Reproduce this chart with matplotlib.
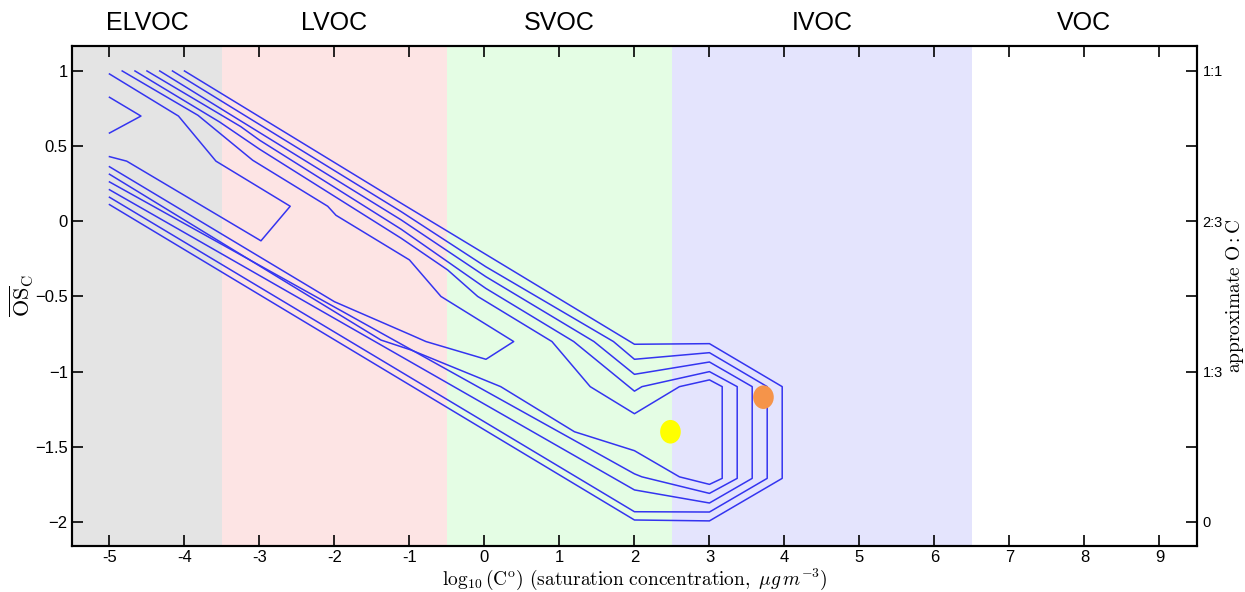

...

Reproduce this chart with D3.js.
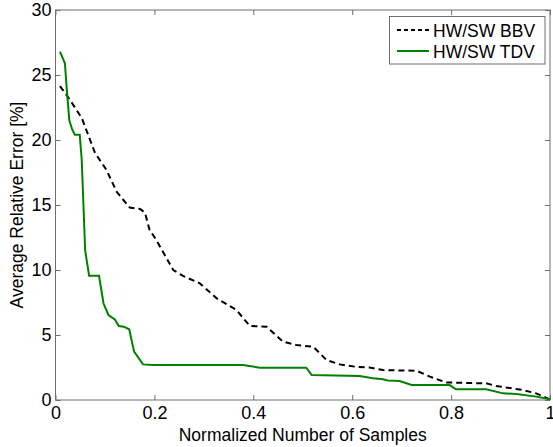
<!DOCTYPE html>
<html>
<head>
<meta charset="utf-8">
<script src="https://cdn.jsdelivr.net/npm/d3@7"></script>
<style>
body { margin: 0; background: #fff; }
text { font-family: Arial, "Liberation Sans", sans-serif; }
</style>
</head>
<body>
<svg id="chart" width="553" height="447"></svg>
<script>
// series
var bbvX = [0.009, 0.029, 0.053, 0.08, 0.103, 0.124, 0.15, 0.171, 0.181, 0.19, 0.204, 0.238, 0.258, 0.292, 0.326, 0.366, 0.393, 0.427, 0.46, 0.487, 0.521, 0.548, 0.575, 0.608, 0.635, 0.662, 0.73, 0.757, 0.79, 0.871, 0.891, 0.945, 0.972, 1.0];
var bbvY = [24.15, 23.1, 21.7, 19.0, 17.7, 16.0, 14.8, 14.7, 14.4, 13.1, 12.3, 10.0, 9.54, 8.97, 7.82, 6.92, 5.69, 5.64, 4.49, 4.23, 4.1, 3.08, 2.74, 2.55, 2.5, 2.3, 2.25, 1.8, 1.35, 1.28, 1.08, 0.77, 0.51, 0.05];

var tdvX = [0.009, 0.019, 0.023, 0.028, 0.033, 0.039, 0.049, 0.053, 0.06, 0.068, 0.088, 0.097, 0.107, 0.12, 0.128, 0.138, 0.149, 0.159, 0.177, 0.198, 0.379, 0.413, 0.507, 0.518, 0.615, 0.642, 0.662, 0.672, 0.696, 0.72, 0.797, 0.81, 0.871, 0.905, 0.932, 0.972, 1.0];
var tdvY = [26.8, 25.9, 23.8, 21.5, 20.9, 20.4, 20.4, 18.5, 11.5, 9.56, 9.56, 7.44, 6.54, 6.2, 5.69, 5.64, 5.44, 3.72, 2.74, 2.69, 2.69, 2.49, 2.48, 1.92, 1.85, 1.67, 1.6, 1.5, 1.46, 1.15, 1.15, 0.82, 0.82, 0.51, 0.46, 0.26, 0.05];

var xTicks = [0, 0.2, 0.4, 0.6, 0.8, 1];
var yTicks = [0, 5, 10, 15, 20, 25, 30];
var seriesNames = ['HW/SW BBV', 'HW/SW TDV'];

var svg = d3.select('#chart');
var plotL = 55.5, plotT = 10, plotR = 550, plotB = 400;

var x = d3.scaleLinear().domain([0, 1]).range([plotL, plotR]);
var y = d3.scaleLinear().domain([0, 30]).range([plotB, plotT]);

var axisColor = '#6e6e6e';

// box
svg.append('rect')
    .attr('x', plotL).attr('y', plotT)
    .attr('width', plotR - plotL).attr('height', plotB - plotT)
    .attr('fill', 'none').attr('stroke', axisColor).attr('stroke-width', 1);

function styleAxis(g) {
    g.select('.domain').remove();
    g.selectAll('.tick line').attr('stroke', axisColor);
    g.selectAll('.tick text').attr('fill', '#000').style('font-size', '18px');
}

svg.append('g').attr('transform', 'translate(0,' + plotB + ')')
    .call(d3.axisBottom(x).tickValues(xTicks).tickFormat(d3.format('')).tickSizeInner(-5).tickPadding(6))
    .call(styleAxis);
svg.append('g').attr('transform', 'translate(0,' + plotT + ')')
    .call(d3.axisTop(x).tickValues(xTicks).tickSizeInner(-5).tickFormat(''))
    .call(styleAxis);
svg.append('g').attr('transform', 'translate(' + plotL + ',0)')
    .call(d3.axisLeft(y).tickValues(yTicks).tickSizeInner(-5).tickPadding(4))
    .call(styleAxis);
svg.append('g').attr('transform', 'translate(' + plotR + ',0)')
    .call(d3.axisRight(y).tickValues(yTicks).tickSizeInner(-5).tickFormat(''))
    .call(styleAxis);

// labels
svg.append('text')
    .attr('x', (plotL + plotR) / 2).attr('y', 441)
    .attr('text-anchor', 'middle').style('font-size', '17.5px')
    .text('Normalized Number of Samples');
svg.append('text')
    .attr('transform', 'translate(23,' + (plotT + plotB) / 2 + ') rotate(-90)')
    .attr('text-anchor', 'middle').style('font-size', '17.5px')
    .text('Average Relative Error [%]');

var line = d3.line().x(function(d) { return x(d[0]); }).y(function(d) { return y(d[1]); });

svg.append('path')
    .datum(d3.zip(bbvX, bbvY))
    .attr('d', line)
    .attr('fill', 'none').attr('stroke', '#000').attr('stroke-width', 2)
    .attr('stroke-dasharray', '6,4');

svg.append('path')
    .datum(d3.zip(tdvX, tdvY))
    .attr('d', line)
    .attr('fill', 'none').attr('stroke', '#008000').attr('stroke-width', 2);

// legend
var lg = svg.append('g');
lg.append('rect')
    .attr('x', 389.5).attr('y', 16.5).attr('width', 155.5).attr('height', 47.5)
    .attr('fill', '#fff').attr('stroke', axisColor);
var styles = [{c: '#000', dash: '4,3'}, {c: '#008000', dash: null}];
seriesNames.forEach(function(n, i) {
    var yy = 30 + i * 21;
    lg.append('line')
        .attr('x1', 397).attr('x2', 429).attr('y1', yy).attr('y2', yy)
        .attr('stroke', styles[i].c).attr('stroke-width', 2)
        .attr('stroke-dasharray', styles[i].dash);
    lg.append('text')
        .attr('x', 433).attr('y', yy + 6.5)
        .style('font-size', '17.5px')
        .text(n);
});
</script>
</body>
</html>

==

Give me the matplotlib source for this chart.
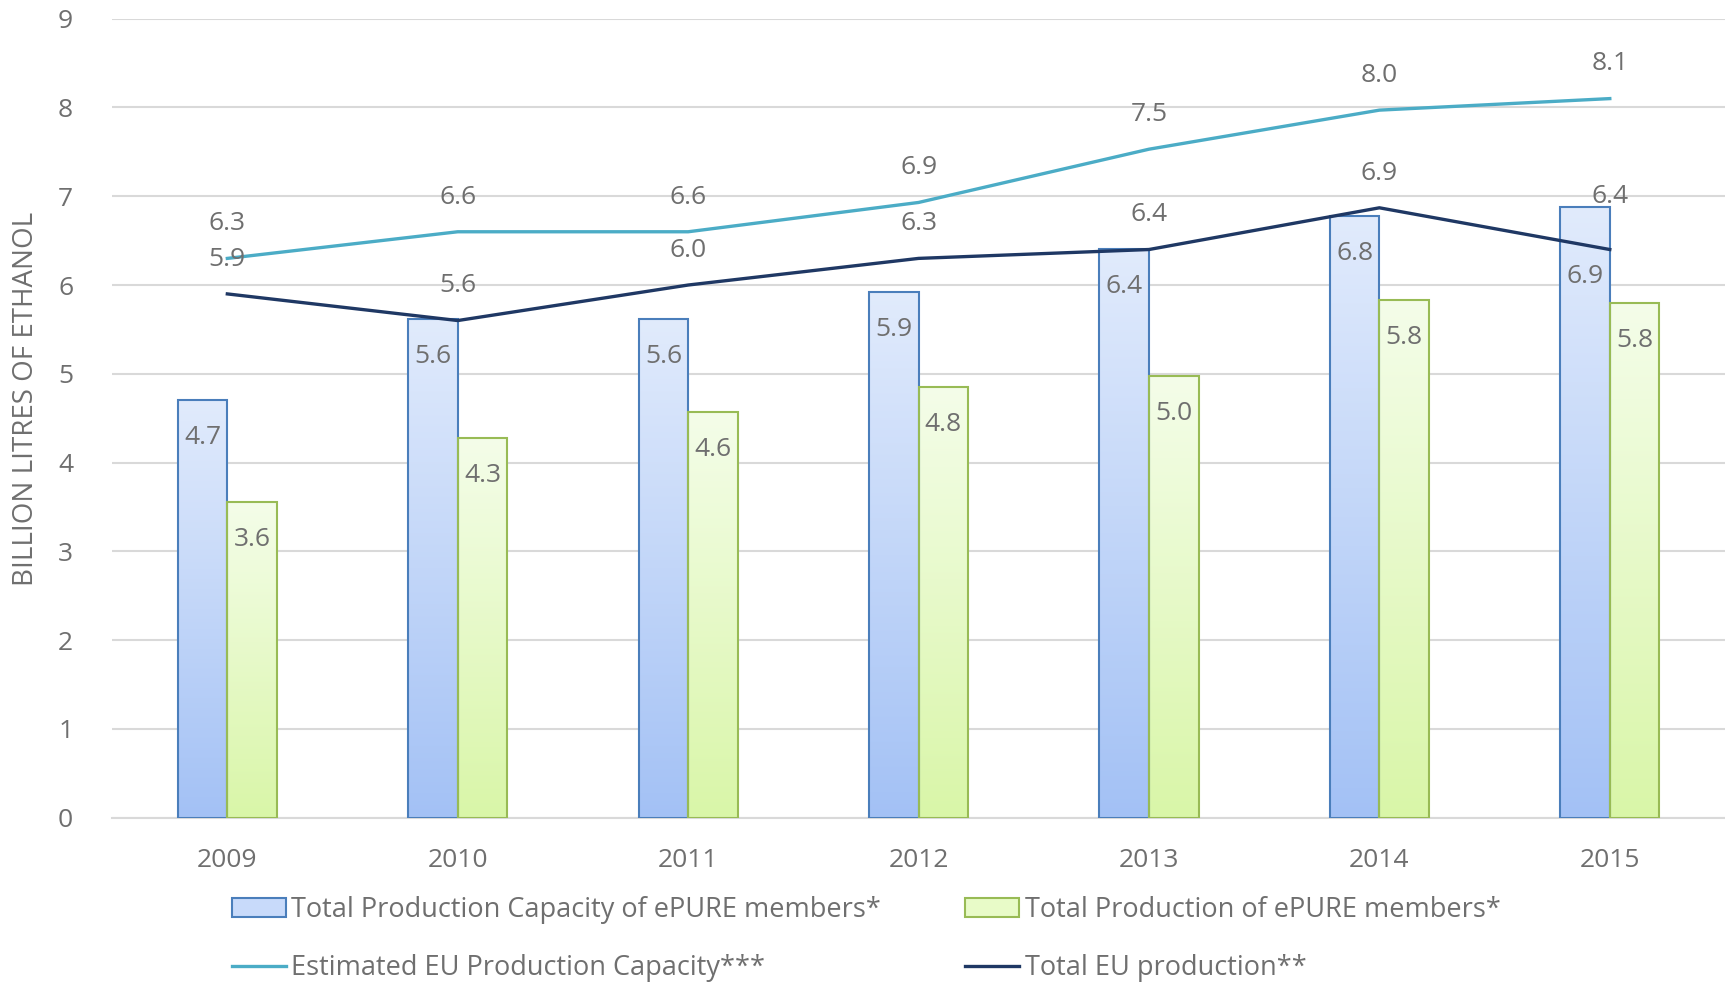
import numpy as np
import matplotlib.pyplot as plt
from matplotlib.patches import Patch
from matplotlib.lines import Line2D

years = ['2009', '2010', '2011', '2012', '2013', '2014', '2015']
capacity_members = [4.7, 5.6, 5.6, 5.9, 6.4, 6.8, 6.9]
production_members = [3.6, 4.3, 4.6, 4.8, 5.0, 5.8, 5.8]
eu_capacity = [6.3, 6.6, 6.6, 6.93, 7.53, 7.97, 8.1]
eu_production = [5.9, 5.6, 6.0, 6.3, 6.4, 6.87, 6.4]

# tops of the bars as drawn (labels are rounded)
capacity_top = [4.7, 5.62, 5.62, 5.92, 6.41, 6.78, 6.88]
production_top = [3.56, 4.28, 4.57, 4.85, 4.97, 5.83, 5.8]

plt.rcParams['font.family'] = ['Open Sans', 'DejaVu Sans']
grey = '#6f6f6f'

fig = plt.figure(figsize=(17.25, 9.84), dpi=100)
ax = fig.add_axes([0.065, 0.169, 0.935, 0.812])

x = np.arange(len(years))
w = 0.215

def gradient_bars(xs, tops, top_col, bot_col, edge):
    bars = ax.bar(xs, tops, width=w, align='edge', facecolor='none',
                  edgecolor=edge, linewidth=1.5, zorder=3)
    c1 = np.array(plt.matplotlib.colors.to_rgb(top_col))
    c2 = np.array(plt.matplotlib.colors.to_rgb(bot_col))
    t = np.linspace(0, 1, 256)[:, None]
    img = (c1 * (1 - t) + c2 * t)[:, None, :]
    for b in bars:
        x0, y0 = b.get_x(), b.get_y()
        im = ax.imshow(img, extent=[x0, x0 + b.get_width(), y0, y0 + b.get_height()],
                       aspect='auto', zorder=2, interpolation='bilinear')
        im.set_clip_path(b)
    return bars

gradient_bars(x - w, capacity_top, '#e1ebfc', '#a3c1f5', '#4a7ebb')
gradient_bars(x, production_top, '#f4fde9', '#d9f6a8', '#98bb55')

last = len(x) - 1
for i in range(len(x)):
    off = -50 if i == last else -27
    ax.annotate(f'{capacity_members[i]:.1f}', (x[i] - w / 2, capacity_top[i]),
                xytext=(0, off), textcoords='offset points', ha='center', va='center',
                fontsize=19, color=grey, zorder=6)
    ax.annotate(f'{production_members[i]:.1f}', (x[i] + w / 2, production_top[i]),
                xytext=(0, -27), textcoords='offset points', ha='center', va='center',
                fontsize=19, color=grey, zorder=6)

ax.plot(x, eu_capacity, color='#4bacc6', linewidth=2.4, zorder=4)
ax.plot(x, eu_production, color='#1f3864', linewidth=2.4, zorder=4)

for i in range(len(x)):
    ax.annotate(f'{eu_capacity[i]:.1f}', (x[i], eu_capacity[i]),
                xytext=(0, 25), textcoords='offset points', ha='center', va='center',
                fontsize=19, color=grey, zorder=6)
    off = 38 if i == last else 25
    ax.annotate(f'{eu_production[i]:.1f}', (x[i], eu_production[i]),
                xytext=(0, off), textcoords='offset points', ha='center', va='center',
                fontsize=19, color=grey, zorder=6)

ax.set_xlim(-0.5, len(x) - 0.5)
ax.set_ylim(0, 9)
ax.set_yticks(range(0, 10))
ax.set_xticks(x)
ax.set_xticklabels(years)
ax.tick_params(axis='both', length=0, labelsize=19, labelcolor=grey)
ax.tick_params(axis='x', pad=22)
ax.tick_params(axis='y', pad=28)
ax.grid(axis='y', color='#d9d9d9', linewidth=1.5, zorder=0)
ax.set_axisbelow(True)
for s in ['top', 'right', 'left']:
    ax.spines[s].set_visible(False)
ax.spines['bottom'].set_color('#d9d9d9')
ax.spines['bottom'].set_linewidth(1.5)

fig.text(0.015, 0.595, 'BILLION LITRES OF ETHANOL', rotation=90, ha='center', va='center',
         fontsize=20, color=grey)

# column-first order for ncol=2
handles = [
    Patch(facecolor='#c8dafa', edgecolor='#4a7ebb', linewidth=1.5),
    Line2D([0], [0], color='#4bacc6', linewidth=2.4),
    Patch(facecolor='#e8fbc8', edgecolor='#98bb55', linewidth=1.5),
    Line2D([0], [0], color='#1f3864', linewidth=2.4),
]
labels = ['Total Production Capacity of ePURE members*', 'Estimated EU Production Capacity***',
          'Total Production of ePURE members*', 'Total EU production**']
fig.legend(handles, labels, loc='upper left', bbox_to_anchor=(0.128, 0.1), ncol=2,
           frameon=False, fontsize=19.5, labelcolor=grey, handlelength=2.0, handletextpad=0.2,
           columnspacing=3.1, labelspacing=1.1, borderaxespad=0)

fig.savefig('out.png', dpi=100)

▸ **Objective**
Copy exactly, and copy only, the lines from the one with "Reproduce this chart with D3.js." to the one with "0.77, 0.51, 0.05];", ends included. Pictures are not part of the copy.

▸ **Answer for the task**
Reproduce this chart with D3.js.
<!DOCTYPE html>
<html>
<head>
<meta charset="utf-8">
<script src="https://cdn.jsdelivr.net/npm/d3@7"></script>
<style>
body { margin: 0; background: #fff; }
text { font-family: Arial, "Liberation Sans", sans-serif; }
</style>
</head>
<body>
<svg id="chart" width="553" height="447"></svg>
<script>
// series
var bbvX = [0.009, 0.029, 0.053, 0.08, 0.103, 0.124, 0.15, 0.171, 0.181, 0.19, 0.204, 0.238, 0.258, 0.292, 0.326, 0.366, 0.393, 0.427, 0.46, 0.487, 0.521, 0.548, 0.575, 0.608, 0.635, 0.662, 0.73, 0.757, 0.79, 0.871, 0.891, 0.945, 0.972, 1.0];
var bbvY = [24.15, 23.1, 21.7, 19.0, 17.7, 16.0, 14.8, 14.7, 14.4, 13.1, 12.3, 10.0, 9.54, 8.97, 7.82, 6.92, 5.69, 5.64, 4.49, 4.23, 4.1, 3.08, 2.74, 2.55, 2.5, 2.3, 2.25, 1.8, 1.35, 1.28, 1.08, 0.77, 0.51, 0.05];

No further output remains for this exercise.